A custom-built Germany-imported pipe organ adds to Elma’s ability to go the range from classical symphonies to chamber music quartets to modernist experimentations, e.g., Gustav Mahler’s late-Romantic and pre-modernist symphonies. Those willing to mix drinks, hors d’oeuvres and conversations before, during or after jazz sessions and musically diverse performances can do that at the Cube that also serves as an after-party space, where locale visitors gather in a bar atmosphere on the backdrop of a diminutive stage opening onto a square lower area studded with an array of restaurant-like seating.
Its ambient, heterogeneous soundtrack echoes the semi-permanent exhibition of local contemporary art curated by Tel Aviv’s Givon Gallery, which ensures that ground-level ambulation through Elma’s halls, nooks and crannies turns into an exploration of Israeli art, such as Sigalit Landau’s Salt Bride photographic series documenting the crystallization of a female gown in the brine of the Dead Sea.
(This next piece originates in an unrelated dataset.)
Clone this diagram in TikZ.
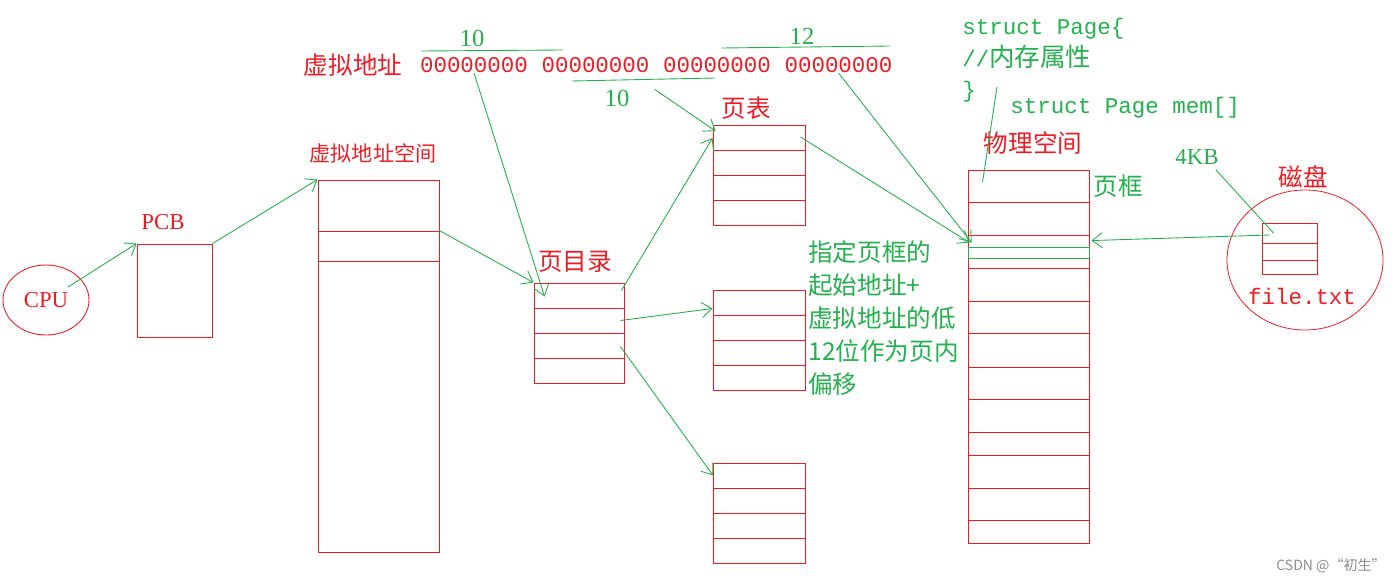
\documentclass[tikz,border=0pt]{standalone}
\usepackage{fontspec}
\setmainfont{Liberation Serif}
\setmonofont{Liberation Mono}
\newfontfamily\cjk{Noto Sans CJK SC}
\usetikzlibrary{positioning,shapes.geometric,arrows.meta}
\definecolor{pred}{HTML}{ED1C24}
\definecolor{pgreen}{HTML}{22B14C}
\begin{document}
\begin{tikzpicture}[x=0.2mm,y=-0.2mm,
    every node/.style={inner sep=0pt},
    cell/.style={draw=pred, line width=0.5pt, minimum width=18.4mm, minimum height=5mm},
    lbl/.style={text=pred, font=\cjk\fontsize{14}{16}\selectfont},
    note/.style={text=pgreen, font=\cjk\fontsize{14}{18.8}\selectfont},
    code/.style={text=pgreen, font=\ttfamily\fontsize{12.8}{17.9}\selectfont},
    num/.style={text=pgreen, font=\fontsize{14}{16}\selectfont},
    link/.style={pgreen, line width=0.5pt},
    arr/.style={link, -{Straight Barb[length=2mm,width=3mm]}}]
  \useasboundingbox (0,0) rectangle (1400,584);
  % cpu, pcb, virtual space
  \node[ellipse, draw=pred, line width=0.5pt, minimum width=17.2mm, minimum height=14mm,
        text=pred, font=\fontsize{13}{14}\selectfont] (cpu) at (46,300) {CPU};
  \node[cell, minimum width=15mm, minimum height=18.6mm] (pcb) at (174.5,290.5) {};
  \node[text=pred, font=\fontsize{13}{14}\selectfont] (pcbl) at (163,222) {PCB};
  \foreach \t/\b [count=\i] in {180/231,231/261,261/552}
    {\node[cell, minimum width=24.2mm, minimum height={(\b-\t)*0.2mm}] (vas\i) at (378.5,{(\t+\b)/2}) {};}
  \node[lbl, font=\cjk\fontsize{12}{14}\selectfont] (vasl) at (373,153) {虚拟地址空间};
  % virtual address bits
  \node[lbl] (vaddr) at (353,65) {虚拟地址};
  \foreach \k in {1,...,4}
    {\node[code, text=pred] (b\k) at ({474+121.5*(\k-1)},65) {00000000};}
  \draw[link] (421,51) -- (563,50);
  \node[num] (ten1) at (472,38) {10};
  \draw[link] (572,81) -- (715,78);
  \node[num] (ten2) at (617,98) {10};
  \draw[link] (722,48) -- (890,46);
  \node[num] (twelve) at (802,36) {12};
  % page directory and page tables
  \foreach \k in {1,...,4}{
    \node[cell, minimum width=18mm] (pd\k) at (579,270.5+25*\k) {};
    \node[cell] (ta\k) at (759,113+25*\k) {};
    \node[cell] (tb\k) at (759,277.5+25*\k) {};
    \node[cell] (tc\k) at (759.5,450.5+25*\k) {};
  }
  \node[lbl] (pdl) at (575,262) {页目录};
  \node[lbl] (tal) at (746,108) {页表};
  \node[note, anchor=north west, align=left] (hint) at (808,240)
    {指定页框的\\起始地址+\\虚拟地址的低\\12位作为页内\\偏移};
  % physical space
  \foreach \t/\b [count=\i] in {170/202,202/235,235/268,268/301,301/333,333/367,
                                367/399,399/432,432/455,455/488,488/520,520/543}
    {\node[cell, minimum width=24.2mm, minimum height={(\b-\t)*0.2mm}] (ph\i) at (1028.5,{(\t+\b)/2}) {};}
  \node[draw=pgreen, line width=0.5pt, minimum width=24.2mm, minimum height=2.2mm] (slot) at (1028.5,252.5) {};
  \node[lbl] (phl) at (1033,143) {物理空间};
  \node[note, right=0.8mm of ph1] (kuang) {页框};
  \node[code, anchor=north west, align=left] (spage) at (962,18)
    {struct Page\{\\//{\cjk\fontsize{14.5}{17.9}\selectfont 内存属性}\\\}};
  \node[code, anchor=west] (smem) at (1010,108) {struct Page mem[]};
  \coordinate (brace) at (997,87);
  % disk
  \node[ellipse, draw=pred, line width=0.45pt, minimum width=31.2mm, minimum height=28mm] (disk) at (1305,260) {};
  \foreach \t/\b [count=\i] in {223/243,243/260,260/274}
    {\node[cell, minimum width=11mm, minimum height={(\b-\t)*0.2mm}] (dk\i) at (1289.5,{(\t+\b)/2}) {};}
  \node[lbl] (dkl) at (1303,177) {磁盘};
  \node[code, text=pred] (ftxt) at (1302,296) {file.txt};
  \node[num, font=\fontsize{13}{14}\selectfont] (kb) at (1197,157) {4KB};
  % connectors
  \draw[arr] ([shift={(22,-13)}]cpu.center) -- (pcb.north west);
  \draw[arr] (pcb.north east) -- (vas1.north west);
  \draw[arr] (vas2.north east) -- (pd1.north west);
  \draw[arr] (b1.south) -- ([shift={(11,14)}]pd1.north west);
  \draw[arr] ([shift={(25,0)}]ten2.north east) -- ([shift={(3,6)}]ta1.north west);
  \draw[arr] ([shift={(-3,-5)}]pd1.east) -- (ta1.west);
  \draw[arr] ([shift={(-4,0)}]pd2.east) -- ([shift={(0,6)}]tb1.west);
  \draw[arr] ([shift={(-4,1)}]pd3.east) -- (tc1.west);
  \draw[arr] ([shift={(-5,-1)}]ta1.east) -- ([shift={(2,-4)}]slot.north west);
  \draw[arr] (b4.south) -- ([shift={(4,-4)}]slot.north west);
  \draw[arr] ([shift={(-20,2)}]dk1.center) -- ([shift={(2,-6)}]slot.north east);
  \draw[link] ([shift={(19,5)}]kb.south) -- ([shift={(-16,0)}]dk1.center);
  \draw[link] (brace) -- ([shift={(15,-4)}]ph1.west);
  \node[text=black!45, font=\cjk\fontsize{8}{10}\selectfont] (wm) at (1331,566) {CSDN @“初生”};
\end{tikzpicture}
\end{document}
Going from wall to wall in Elma’s Elstein Galleries can provide an overview of Israeli modern-to-contemporary painters’ work from the generation of Raffi Lavie, Pinchas Cohen Gan and Moshe Gershuni. Elma’s skylights in lateral lobbies open toward both large-scale works, such as Nurit David’s painting, and works that explore the continuum between painterly and sculptural representation, as in Micha Ullman’s objets d’art.
This culture complex blending in fine dining grounds, casual bar areas, and a performance space also deconstructs the notion of the white cube as not only an ultimately modern background for artworks, but also an aesthetic originally developed for the commercial presentation of commodities.